Why Canadians should vote for the sexiest candidate every time

Humour Stories | Satire

The face that launched 1 000 ballots

Graphic by Darian Lee

The best way to ensure that Canadians are getting the representation we deserve in the House of Commons is to make sure we vote for the sexiest candidate every time. If we have learned nothing else in the time Justin Trudeau has been in office, it is that candidates with great hair and a winning smile are always the most honest and objectively the best leaders.

What makes a good-looking Prime Minister or Member of Parliament the best choice to make decisions for our country? It’s simple: they are not bogged down by the stress of not being sexy enough. 

When an MP walks into the House of Commons to vote on a bill, Canadians don’t want them to be more worried about their self-esteem than our rights and freedoms. MPs need to be confident and focused on their work. They should be objective, fair, and ready to represent the needs of the people. I can think of no better way to make sure they’re doing their jobs without distraction than to make sure every Member is as good-looking as possible.

Additionally, global figures like Justin Trudeau are in the perfect position to improve our international image. The better looking Canada is in the eyes of the international public, the better people will feel about Canada overall. While studies suggest that average-looking people seem the most trustworthy to others — meaning, there is definitely a place in politics for average Janes and Joes — if we want Canada to be a player on the global stage, we need looks like Trudeau’s to compete.

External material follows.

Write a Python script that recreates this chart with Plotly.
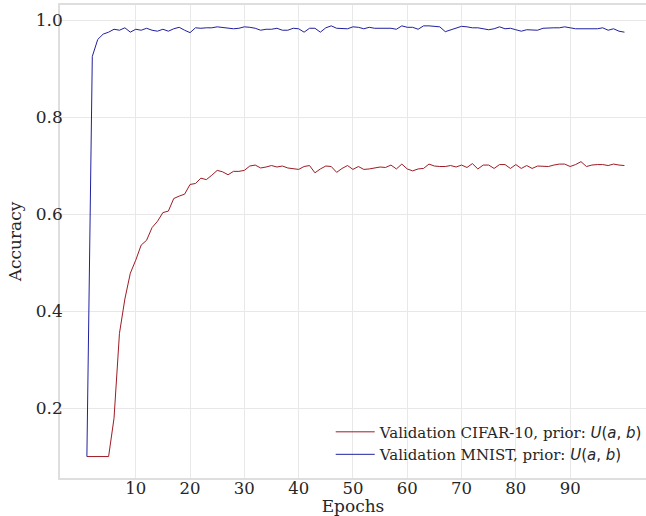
import plotly.graph_objects as go

epochs = list(range(1, 101))

cifar_acc = [
    0.100, 0.100, 0.100, 0.100, 0.100, 0.179, 0.354, 0.425, 0.478, 0.505,
    0.536, 0.546, 0.572, 0.585, 0.603, 0.606, 0.632, 0.637, 0.641, 0.661,
    0.663, 0.674, 0.671, 0.680, 0.690, 0.687, 0.681, 0.688, 0.688, 0.690,
    0.699, 0.701, 0.695, 0.697, 0.700, 0.697, 0.699, 0.695, 0.693, 0.692,
    0.698, 0.700, 0.685, 0.693, 0.699, 0.698, 0.686, 0.694, 0.700, 0.692,
    0.698, 0.692, 0.693, 0.695, 0.697, 0.696, 0.701, 0.693, 0.703, 0.693,
    0.689, 0.693, 0.694, 0.703, 0.699, 0.698, 0.698, 0.700, 0.697, 0.701,
    0.696, 0.704, 0.693, 0.701, 0.701, 0.694, 0.702, 0.702, 0.694, 0.702,
    0.694, 0.700, 0.694, 0.699, 0.698, 0.698, 0.701, 0.703, 0.703, 0.698,
    0.702, 0.708, 0.698, 0.701, 0.702, 0.702, 0.700, 0.703, 0.701, 0.700,
]

mnist_acc = [
    0.100, 0.925, 0.960, 0.971, 0.975, 0.981, 0.979, 0.984, 0.975, 0.981,
    0.979, 0.983, 0.979, 0.977, 0.981, 0.977, 0.982, 0.985, 0.979, 0.974,
    0.984, 0.983, 0.984, 0.984, 0.986, 0.985, 0.984, 0.982, 0.983, 0.986,
    0.985, 0.983, 0.979, 0.981, 0.981, 0.983, 0.979, 0.979, 0.983, 0.982,
    0.975, 0.983, 0.983, 0.975, 0.984, 0.988, 0.983, 0.982, 0.982, 0.986,
    0.985, 0.982, 0.985, 0.983, 0.983, 0.983, 0.983, 0.981, 0.988, 0.985,
    0.985, 0.981, 0.988, 0.988, 0.987, 0.986, 0.976, 0.980, 0.983, 0.987,
    0.986, 0.984, 0.984, 0.982, 0.980, 0.982, 0.986, 0.982, 0.983, 0.980,
    0.977, 0.980, 0.980, 0.979, 0.983, 0.984, 0.984, 0.984, 0.986, 0.984,
    0.982, 0.982, 0.982, 0.982, 0.982, 0.984, 0.979, 0.982, 0.977, 0.975,
]

x_ticks = [10, 20, 30, 40, 50, 60, 70, 80, 90]
y_ticks = [0.2, 0.4, 0.6, 0.8, 1.0]
y_tick_text = ["0.2", "0.4", "0.6", "0.8", "1.0"]

math_u = "<span style='font-family:DejaVu Sans'><i>U</i>(<i>a</i>, <i>b</i>)</span>"
name_cifar = "Validation CIFAR-10, prior: " + math_u
name_mnist = "Validation MNIST, prior: " + math_u

SERIF = "DejaVu Serif"
TXT = "#262626"
GRID = "#e8e8e8"
SPINE = "#dedede"

fig = go.Figure()
fig.add_trace(go.Scatter(x=epochs, y=cifar_acc, mode="lines", name=name_cifar,
                         line=dict(color="#9e1b24", width=1)))
fig.add_trace(go.Scatter(x=epochs, y=mnist_acc, mode="lines", name=name_mnist,
                         line=dict(color="#2020a0", width=1)))

fig.update_layout(
    width=646, height=516,
    margin=dict(l=60, r=0, t=5, b=38, autoexpand=False),
    paper_bgcolor="white", plot_bgcolor="white",
    font=dict(family=SERIF, color=TXT, size=16),
    showlegend=True,
    legend=dict(
        x=0.462, y=0.132, xanchor="left", yanchor="top",
        bgcolor="rgba(0,0,0,0)", borderwidth=0,
        font=dict(family=SERIF, size=15, color=TXT),
        itemwidth=39, tracegroupgap=0,
    ),
)
fig.update_xaxes(
    range=[-3.95, 103.97], tickvals=x_ticks, ticks="",
    showgrid=True, gridcolor=GRID, gridwidth=1, zeroline=False,
    showline=True, linecolor=SPINE, linewidth=1.5, mirror=True,
    tickfont=dict(family=SERIF, size=16.5, color=TXT),
    ticklabelstandoff=-6,
    title=dict(text="Epochs", font=dict(family=SERIF, size=17, color=TXT), standoff=4),
)
fig.update_yaxes(
    range=[0.0558, 1.031], tickvals=y_ticks, ticktext=y_tick_text, ticks="",
    showgrid=True, gridcolor=GRID, gridwidth=1, zeroline=False,
    showline=True, linecolor=SPINE, linewidth=1.5, mirror=True,
    tickfont=dict(family=SERIF, size=17, color=TXT),
    ticklabelstandoff=-8,
    title=dict(text="Accuracy", font=dict(family=SERIF, size=17, color=TXT), standoff=10),
)

fig.write_html("out.html", config={"displayModeBar": False},
               post_script="document.body.style.margin='0';")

Since Trudeau came into office, his face has put Canada on the map. Before him, when people from other countries were asked what they knew about Canada, all they said was “Isn’t that where Justin Bieber is from?” and “I think it’s really cold there.” Now, when people think of Canada, they think of one of Vogue’s 2015 Sexiest Men Alive, Justin Trudeau. His honest smile and full, chestnut locks remind people that Canada matters. That we’re more than just maple syrup and the occasional pop star or A-List celebrity. We also have a sexy Prime Minister, and that means something.

No matter which way we look at it, every party has some blind spot that makes it more difficult to decide which evil is the lesser. So, let’s make it easy on ourselves. Imagine a world where campaign billboards featured large photos of candidates looking absolutely incredible, and all we had to do was decide which one looked best and that one would get our undying devotion and support. Instead of campaign rallies, we could have fashion shows. Instead of campaign offices, supporters could host fan clubs. 

The possibilities are limitless. The choice is clear. Let’s make Canadian politics fun again. A vote for the sexiest candidate is a vote for focused, easy-to-follow leaders who can help the world see Canadians as we really are: sexy and here to party.